Even last year’s iPhone 6 outperformed most other Android phones, as it placed sixth overall. It’s about 3 percent faster than the Google Nexus 6P, which became available only a few months ago.

What’s most interesting about this data is the fact that Apple isn’t in a spec war like the one in which Android manufacturers find themselves. Companies that make Android phones continue to push the boundaries with octa-core processors and as much as 4GB of RAM. The competition among Android phones has heated up so much that companies like Samsung and Huawei are now manufacturing their own in-house processors.

Related: Battle of the phablets: iPhone 6S Plus vs. Galaxy Note 5

However, the iPhone 6S is rocking its own 64-bit dual-core A9 processor with only 2GB of RAM. Kudos have to be given to Apple on its ability to be so efficient with so little. The efficiency not only gives the iPhone more power, but it likely helps battery life as well, which is a good thing, seeing as iPhone battery life is notoriously short.

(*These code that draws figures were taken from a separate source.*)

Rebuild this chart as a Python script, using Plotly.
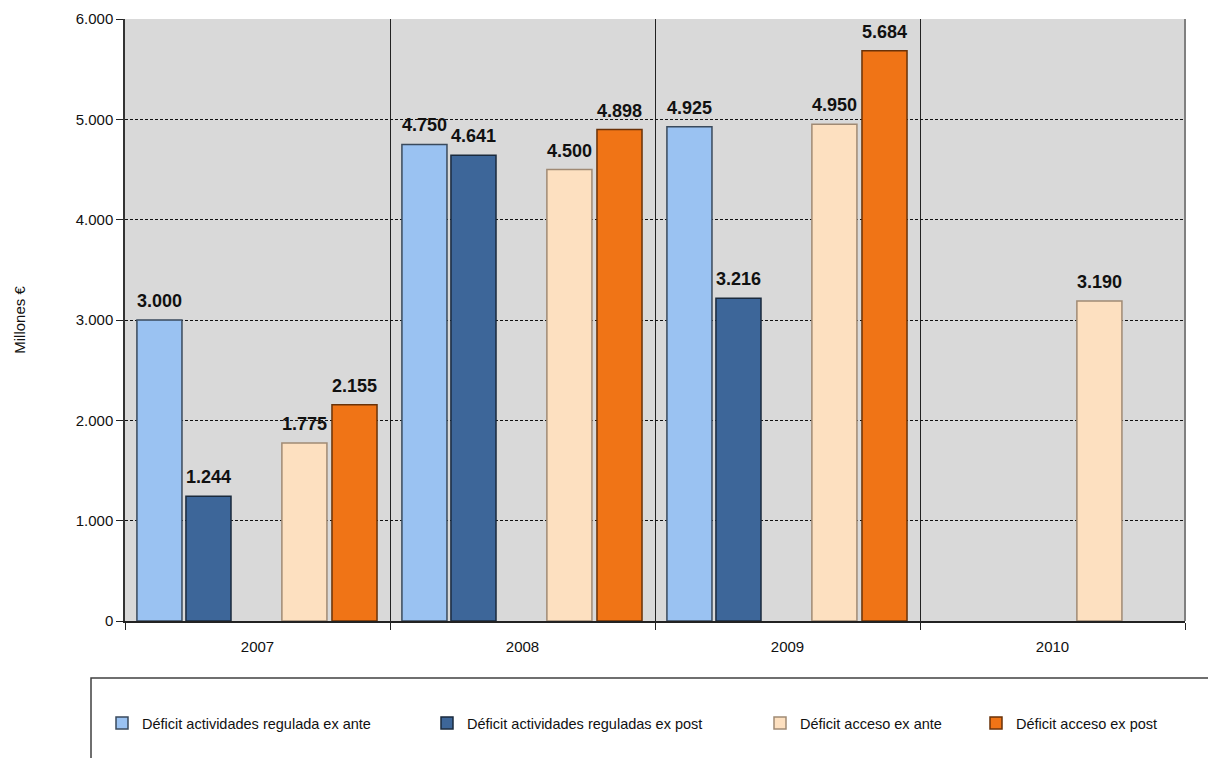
import plotly.graph_objects as go

years = ["2007", "2008", "2009", "2010"]
series_names = [
    "Déficit actividades regulada ex ante",
    "Déficit actividades reguladas ex post",
    "Déficit acceso ex ante",
    "Déficit acceso ex post",
]
reg_ex_ante = [3000, 4750, 4925, None]
reg_ex_post = [1244, 4641, 3216, None]
acc_ex_ante = [1775, 4500, 4950, 3190]
acc_ex_post = [2155, 4898, 5684, None]
series_values = [reg_ex_ante, reg_ex_post, acc_ex_ante, acc_ex_post]

y_ticks = [0, 1000, 2000, 3000, 4000, 5000, 6000]

colors = ["#9ac2f2", "#3d6699", "#fde0c0", "#f07416"]
line_colors = ["#3a4a5c", "#1a2a3d", "#a08a74", "#6a3208"]
bar_width = 0.17
offsets = [-0.455, -0.27, 0.092, 0.281]

FONT = "Liberation Sans, Arial, sans-serif"

fig = go.Figure()
legend_ids = ["legend", "legend2", "legend3", "legend4"]
for name, vals, c, lc, off, lg in zip(series_names, series_values, colors, line_colors, offsets, legend_ids):
    fig.add_trace(go.Bar(
        x=years, y=vals, name=name,
        marker=dict(color=c, line=dict(color=lc, width=1.5)),
        width=bar_width, offset=off, legend=lg,
    ))

annotations = []
for vals, off in zip(series_values, offsets):
    for i, v in enumerate(vals):
        if v is None:
            continue
        annotations.append(dict(
            x=i + off + bar_width / 2, y=v, xref="x", yref="y",
            text=f"{v:,}".replace(",", "."), showarrow=False,
            yanchor="bottom", yshift=7,
            font=dict(family=FONT, size=18, color="#111111", weight="bold"),
        ))

plot_l, plot_r, plot_t, plot_b = 125, 1185, 19, 621
W, H = 1208, 758
pw, ph = plot_r - plot_l, plot_b - plot_t

def px_x(x):
    return (x - plot_l) / pw

def px_y(y):
    return (plot_b - y) / ph

legend_text_x = [142, 467, 800, 1016]
legend_layout = {}
for lg, tx in zip(legend_ids, legend_text_x):
    legend_layout[lg] = dict(
        x=px_x(tx - 40), xanchor="left", y=px_y(723), yanchor="middle",
        orientation="h", bgcolor="rgba(0,0,0,0)",
        font=dict(family=FONT, size=14.5, color="#111111"),
    )

fig.update_layout(
    width=W, height=H,
    margin=dict(l=plot_l, r=W - plot_r, t=plot_t, b=H - plot_b, autoexpand=False),
    paper_bgcolor="white", plot_bgcolor="#d9d9d9",
    separators=",.",
    showlegend=True,
    annotations=annotations,
    font=dict(family=FONT, color="#111111"),
    **legend_layout,
)

fig.update_xaxes(
    type="category", range=[-0.5, 3.5],
    tickson="boundaries", ticks="outside", ticklen=7, tickcolor="#222222",
    ticklabelstandoff=11,
    showgrid=True, gridcolor="#222222", gridwidth=1,
    showline=True, linecolor="#222222", linewidth=1.5,
    tickfont=dict(family=FONT, size=15, color="#111111"),
)
fig.update_yaxes(
    range=[0, 6000], tickvals=y_ticks, tickformat=",d",
    ticks="outside", ticklen=7, tickcolor="#222222",
    showgrid=True, gridcolor="#111111", gridwidth=1, griddash="3px,2px",
    showline=True, linecolor="#333333", linewidth=1.5,
    zeroline=False,
    tickfont=dict(family=FONT, size=15, color="#111111"),
    title=dict(text="Millones €", font=dict(family=FONT, size=15, color="#111111"), standoff=46),
    automargin=False,
)

# right border of plot area
fig.add_shape(type="line", xref="paper", yref="paper", x0=1, x1=1, y0=0, y1=1,
              line=dict(color="#808080", width=2))
# legend box (extends beyond the figure at right and bottom)
fig.add_shape(type="rect", xref="paper", yref="paper",
              x0=px_x(91), x1=px_x(W + 20), y0=px_y(678), y1=px_y(H + 20),
              line=dict(color="#404040", width=1.5), fillcolor="rgba(0,0,0,0)")

fig.write_html("out.html")
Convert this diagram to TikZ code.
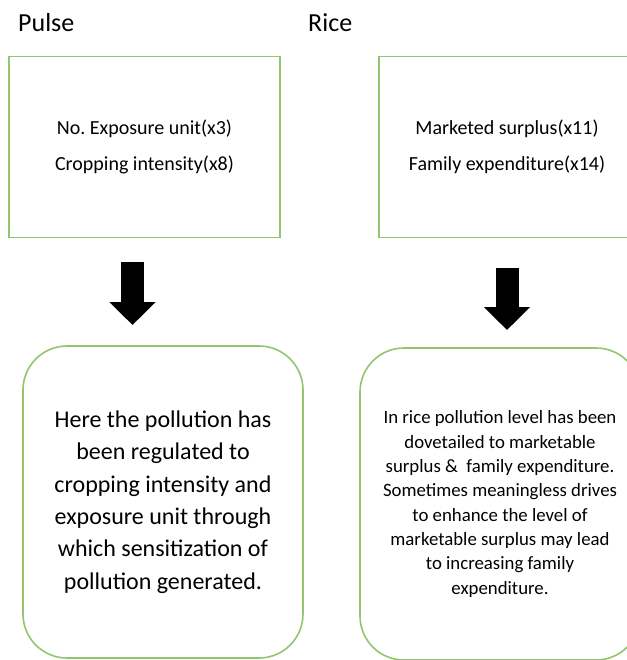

AnTuTu tests only one device per model and averages 500 data samples for each phone. The company didn’t include the iPhone 6S Plus or the iPhone 6 Plus because there were no significant differences when compared to the iPhone 6S and iPhone 6. It’s unclear if that was also the case for the Samsung phone that was chosen for the test.

Although the results are intriguing, it’s important to note that benchmark tests aren’t everything, and sometimes real-world performance is different.